藤沢周平の「一茶」(1978年)、俳人、小林一茶の伝記小説を読む。
藤沢の作品の中でも、一茶なんてと敬して遠ざけて来たが、海坂藩のうの字も出て来るわけではなく、侍もチャンバラもないにしては意外と面白かった。
「丘を少しのぼると、伐り開いた斜面を蔽っているうす紅いろのものの正体がはっきりした。桃の花だった。近づくと花は三分咲きほどで、まだ蕾の方が多かったが、昼近い時刻のきらめくような日の光を浴びて、艶に見えた」。冒頭の部分の抜き書きだ。15歳の弥太郎(のちの一茶)が、奉公のため信濃の柏原から江戸に出立する場面。別にどうと言うこともない言葉なのだが、その情景を見事に活写しており、そこにこそ藤沢だけが持っている魅力の真髄がある。こう言った類いの文章が頻繁に出てきて、酔い痴れる。

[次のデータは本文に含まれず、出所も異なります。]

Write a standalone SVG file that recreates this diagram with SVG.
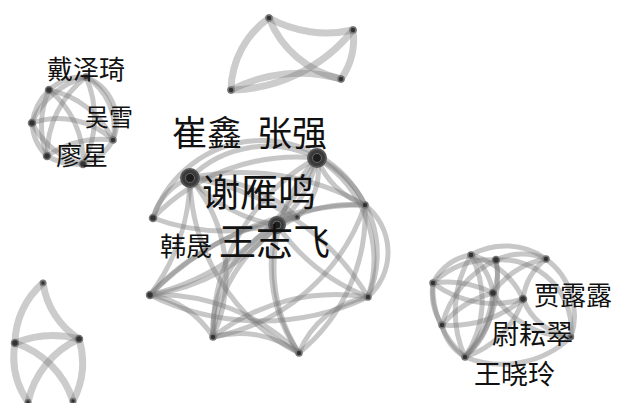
<svg xmlns="http://www.w3.org/2000/svg" width="617" height="403" viewBox="0 0 617 403">
<style>
.e{fill:none;stroke:#7a7a7a;stroke-opacity:.42;stroke-width:5;stroke-linecap:round}
.w{stroke-width:7;stroke-opacity:.38}
.n{fill:#333;stroke:#777;stroke-width:1.5}
.b{fill:#3a3a3a;stroke:#555;stroke-width:2}
.bc{fill:#1e1e1e;stroke:#666;stroke-width:1}
.t{font-family:"Noto Sans CJK SC","Noto Sans CJK JP",sans-serif;fill:#111}
</style>
<rect width="617" height="403" fill="#fff"/>
<g id="connectors">
<!-- top triangle -->
<path class="e w" d="M269 18 A120 120 0 0 0 353 30"/>
<path class="e w" d="M269 18 A100 100 0 0 0 341 79"/>
<path class="e w" d="M353 30 A70 70 0 0 1 341 79"/>
<path class="e w" d="M231 90 A90 90 0 0 1 269 18"/>
<path class="e w" d="M231 90 A160 160 0 0 0 353 30"/>
<path class="e w" d="M231 90 A150 150 0 0 1 341 79"/>
<!-- top-left cluster -->
<path class="e" d="M49 90 A50 50 0 0 1 86 77"/>
<path class="e" d="M49 90 A60 60 0 0 0 32 123"/>
<path class="e" d="M49 90 A90 90 0 0 1 113 140"/>
<path class="e" d="M49 90 A90 90 0 0 0 47 156"/>
<path class="e" d="M49 90 A90 90 0 0 1 83 164"/>
<path class="e" d="M86 77 A80 80 0 0 0 32 123"/>
<path class="e" d="M86 77 A60 60 0 0 1 113 140"/>
<path class="e" d="M86 77 A100 100 0 0 0 47 156"/>
<path class="e" d="M86 77 A100 100 0 0 1 83 164"/>
<path class="e" d="M32 123 A80 80 0 0 1 113 140"/>
<path class="e" d="M32 123 A50 50 0 0 0 47 156"/>
<path class="e" d="M32 123 A80 80 0 0 0 83 164"/>
<path class="e" d="M113 140 A100 100 0 0 0 47 156"/>
<path class="e" d="M113 140 A50 50 0 0 1 83 164"/>
<path class="e" d="M47 156 A60 60 0 0 0 83 164"/>
<path class="e" d="M86 77 A48 48 0 0 1 113 140"/>
<!-- central cluster -->
<path class="e" d="M190 178 A110 110 0 0 1 317 158"/>
<path class="e" d="M153 218 A115 115 0 0 1 365 205"/>
<path class="e" d="M153 218 A60 60 0 0 1 190 178"/>
<path class="e" d="M153 218 A200 200 0 0 1 317 158"/>
<path class="e" d="M153 218 A200 200 0 0 0 297 217"/>
<path class="e" d="M150 295 A200 200 0 0 0 190 178"/>
<path class="e" d="M150 295 A250 250 0 0 0 317 158"/>
<path class="e" d="M150 295 A200 200 0 0 0 277 225"/>
<path class="e" d="M150 295 A300 300 0 0 1 365 205"/>
<path class="e" d="M150 295 A250 250 0 0 0 368 297"/>
<path class="e" d="M150 295 A90 90 0 0 1 213 337"/>
<path class="e" d="M150 295 A250 250 0 0 1 297 217"/>
<path class="e" d="M213 337 A200 200 0 0 0 365 205"/>
<path class="e" d="M213 337 A200 200 0 0 1 317 158"/>
<path class="e" d="M213 337 A120 120 0 0 1 277 225"/>
<path class="e" d="M213 337 A150 150 0 0 0 190 178"/>
<path class="e" d="M213 337 A200 200 0 0 1 368 297"/>
<path class="e" d="M213 337 A100 100 0 0 1 299 353"/>
<path class="e" d="M299 353 A180 180 0 0 0 365 205"/>
<path class="e" d="M299 353 A90 90 0 0 1 368 297"/>
<path class="e" d="M299 353 A200 200 0 0 1 190 178"/>
<path class="e" d="M299 353 A150 150 0 0 1 277 225"/>
<path class="e" d="M299 353 A160 160 0 0 1 317 158"/>
<path class="e" d="M299 353 A200 200 0 0 0 150 295"/>
<path class="e" d="M368 297 A60 60 0 0 0 365 205"/>
<path class="e" d="M368 297 A120 120 0 0 0 317 158"/>
<path class="e" d="M368 297 A200 200 0 0 1 277 225"/>
<path class="e" d="M368 297 A250 250 0 0 0 190 178"/>
<path class="e" d="M365 205 A80 80 0 0 1 317 158"/>
<path class="e" d="M365 205 A150 150 0 0 0 277 225"/>
<path class="e" d="M365 205 A250 250 0 0 0 190 178"/>
<path class="e" d="M190 178 A150 150 0 0 0 277 225"/>
<path class="e" d="M317 158 A120 120 0 0 1 277 225"/>
<path class="e" d="M317 158 A106 106 0 0 1 368 297"/>
<path class="e" d="M317 158 A60 60 0 0 1 297 217"/>
<path class="e" d="M190 178 A150 150 0 0 1 297 217"/>
<path class="e" d="M213 337 A150 150 0 0 1 297 217"/>
<!-- bottom-right cluster -->
<path class="e" d="M471 255 A50 50 0 0 0 433 283"/>
<path class="e" d="M433 283 A60 60 0 0 0 442 325"/>
<path class="e" d="M442 325 A50 50 0 0 0 465 357"/>
<path class="e" d="M471 255 A100 100 0 0 1 465 357"/>
<path class="e" d="M471 255 A110 110 0 0 0 465 357"/>
<path class="e" d="M433 283 A90 90 0 0 0 465 357"/>
<path class="e" d="M465 357 A80 80 0 0 0 493 293"/>
<path class="e" d="M471 255 A60 60 0 0 1 493 293"/>
<path class="e" d="M471 255 A80 80 0 0 1 523 299"/>
<path class="e" d="M433 283 A100 100 0 0 1 493 293"/>
<path class="e" d="M433 283 A100 100 0 0 0 523 299"/>
<path class="e" d="M442 325 A100 100 0 0 1 493 293"/>
<path class="e" d="M442 325 A110 110 0 0 0 523 299"/>
<path class="e" d="M496 260 A50 50 0 0 1 493 293"/>
<path class="e" d="M496 260 A80 80 0 0 0 433 283"/>
<path class="e" d="M496 260 A100 100 0 0 0 442 325"/>
<path class="e" d="M496 260 A110 110 0 0 1 465 357"/>
<path class="e" d="M496 260 A60 60 0 0 1 546 259"/>
<path class="e" d="M471 255 A70 70 0 0 1 546 259"/>
<path class="e" d="M546 259 A80 80 0 0 0 493 293"/>
<path class="e" d="M546 259 A60 60 0 0 0 523 299"/>
<path class="e" d="M546 259 A70 70 0 0 1 571 337"/>
<path class="e" d="M496 260 A70 70 0 0 1 571 337"/>
<path class="e" d="M493 293 A90 90 0 0 0 571 337"/>
<path class="e" d="M523 299 A60 60 0 0 0 571 337"/>
<path class="e" d="M571 337 A100 100 0 0 1 465 357"/>
<path class="e" d="M523 299 A90 90 0 0 1 465 357"/>
<path class="e" d="M493 293 A120 120 0 0 1 465 357"/>
<!-- bottom-left cluster -->
<path class="e w" d="M43 283 A80 80 0 0 0 15 343"/>
<path class="e w" d="M43 283 A80 80 0 0 0 79 339"/>
<path class="e w" d="M15 343 A100 100 0 0 1 79 339"/>
<path class="e w" d="M15 343 A90 90 0 0 1 73 401"/>
<path class="e w" d="M79 339 A90 90 0 0 0 28 402"/>
<path class="e w" d="M15 343 A80 80 0 0 0 28 402"/>
<path class="e w" d="M79 339 A80 80 0 0 1 73 401"/>
</g>
<g id="node-top-1"><circle class="n" cx="269" cy="18" r="3"/></g>
<g id="node-top-2"><circle class="n" cx="353" cy="30" r="3"/></g>
<g id="node-top-3"><circle class="n" cx="341" cy="79" r="3"/></g>
<g id="node-top-4"><circle class="n" cx="231" cy="90" r="3"/></g>
<g id="node-tl-1"><circle class="n" cx="49" cy="90" r="3.5"/></g>
<g id="node-daizeqi"><circle class="n" cx="86" cy="77" r="3"/><text class="t" x="47" y="79" font-size="26">戴泽琦</text></g>
<g id="node-tl-3"><circle class="n" cx="32" cy="123" r="3.5"/></g>
<g id="node-wuxue"><circle class="n" cx="113" cy="140" r="3"/><text class="t" x="85" y="126" font-size="24">吴雪</text></g>
<g id="node-tl-5"><circle class="n" cx="47" cy="156" r="3.5"/></g>
<g id="node-liaoxing"><circle class="n" cx="83" cy="164" r="3.5"/><text class="t" x="56" y="165" font-size="26">廖星</text></g>
<g id="node-cuixin"><circle class="b" cx="190" cy="178" r="9"/><circle class="bc" cx="190" cy="178" r="4.5"/><text class="t" x="172" y="146" font-size="35">崔鑫</text></g>
<g id="node-zhangqiang"><circle class="b" cx="317" cy="158" r="9"/><circle class="bc" cx="317" cy="158" r="4.5"/><text class="t" x="257" y="146" font-size="35">张强</text></g>
<g id="node-xieyanming"><circle class="b" cx="277" cy="225" r="8"/><circle class="bc" cx="277" cy="225" r="4"/><text class="t" x="202" y="206" font-size="38">谢雁鸣</text></g>
<g id="node-hansheng"><circle class="n" cx="153" cy="218" r="3.5"/><text class="t" x="160" y="256" font-size="26">韩晟</text></g>
<g id="node-wangzhifei"><circle class="n" cx="297" cy="217" r="2.5"/><text class="t" x="219" y="256" font-size="37">王志飞</text></g>
<g id="node-c-e"><circle class="n" cx="365" cy="205" r="3"/></g>
<g id="node-c-g"><circle class="n" cx="150" cy="295" r="3.5"/></g>
<g id="node-c-h"><circle class="n" cx="368" cy="297" r="3"/></g>
<g id="node-c-i"><circle class="n" cx="213" cy="337" r="3"/></g>
<g id="node-c-j"><circle class="n" cx="299" cy="353" r="3"/></g>
<g id="node-br-1"><circle class="n" cx="471" cy="255" r="3"/></g>
<g id="node-br-2"><circle class="n" cx="496" cy="260" r="3.5"/></g>
<g id="node-br-3"><circle class="n" cx="546" cy="259" r="3"/></g>
<g id="node-br-4"><circle class="n" cx="433" cy="283" r="3"/></g>
<g id="node-br-5"><circle class="n" cx="493" cy="293" r="3.5"/></g>
<g id="node-jialulu"><circle class="n" cx="523" cy="299" r="3.5"/><text class="t" x="534" y="305" font-size="26">贾露露</text></g>
<g id="node-br-7"><circle class="n" cx="442" cy="325" r="3"/></g>
<g id="node-br-8"><circle class="n" cx="465" cy="357" r="3"/></g>
<g id="node-weiyuncui"><circle class="n" cx="571" cy="337" r="2.5"/><text class="t" x="492" y="344" font-size="27">尉耘翠</text></g>
<g id="node-wangxiaoling"><text class="t" x="474" y="384" font-size="27">王晓玲</text></g>
<g id="node-bl-1"><circle class="n" cx="43" cy="283" r="2.5"/></g>
<g id="node-bl-2"><circle class="n" cx="15" cy="343" r="3.5"/></g>
<g id="node-bl-3"><circle class="n" cx="79" cy="339" r="3.5"/></g>
<g id="node-bl-4"><circle class="n" cx="28" cy="402" r="2.5"/></g>
<g id="node-bl-5"><circle class="n" cx="73" cy="401" r="2.5"/></g>
</svg>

確かに、Wikipediaを中心としたネットによれば、骨肉の遺産相続争いあり、スゲー性豪でもあったようだ(例えば、「婦夫月見 三交」などなど。そう言えば、永井荷風の日記「断腸亭日乗」にもその印があったことを思い出した。英雄色を好むと言うが、同時に顕示欲も誠に旺盛だ)、しかし、藤沢は前者についてはさらっと触れているが、後者については一切触れていない。
話しは変わるが、織田信長が如何に酷いことをしたかを知った藤沢は、以後、信長に対する興味を完全に失ってしまったと伝えられている。そんな藤沢が、凡人である一茶に惚れ込んでしまったのは当然のことなのだが、その伝記であるとは言え、それ故に、一茶を語って、浮き彫りになって来るのは、実は藤沢自身ではないかとの思いを深くした。
一茶は、二万にも及ぶ句を作ったと伝えられているが、小生が知っているのは、「すずめの子 そこのけそこのけ お馬が通る」、「やせ蛙 負けるな一茶 これにあり」ぐらい。国許から出て来た江戸では住む家もなく、あっても米櫃の底にコメもないと言う極貧生活を送り、最後は生まれ故郷に帰って、安住の地を得たとは言え、殆どが赤貧洗うがごとしであった一茶は、藤沢と同じく、心優しいひとであった。
(47 関谷)藤沢作品は殆ど読破しました。本作は、確かに、海坂藩の「う」の字も出てこない異色な作品だったことは覚えておりますが、内容は遙か彼方! 書籍は、既に、断捨離済み!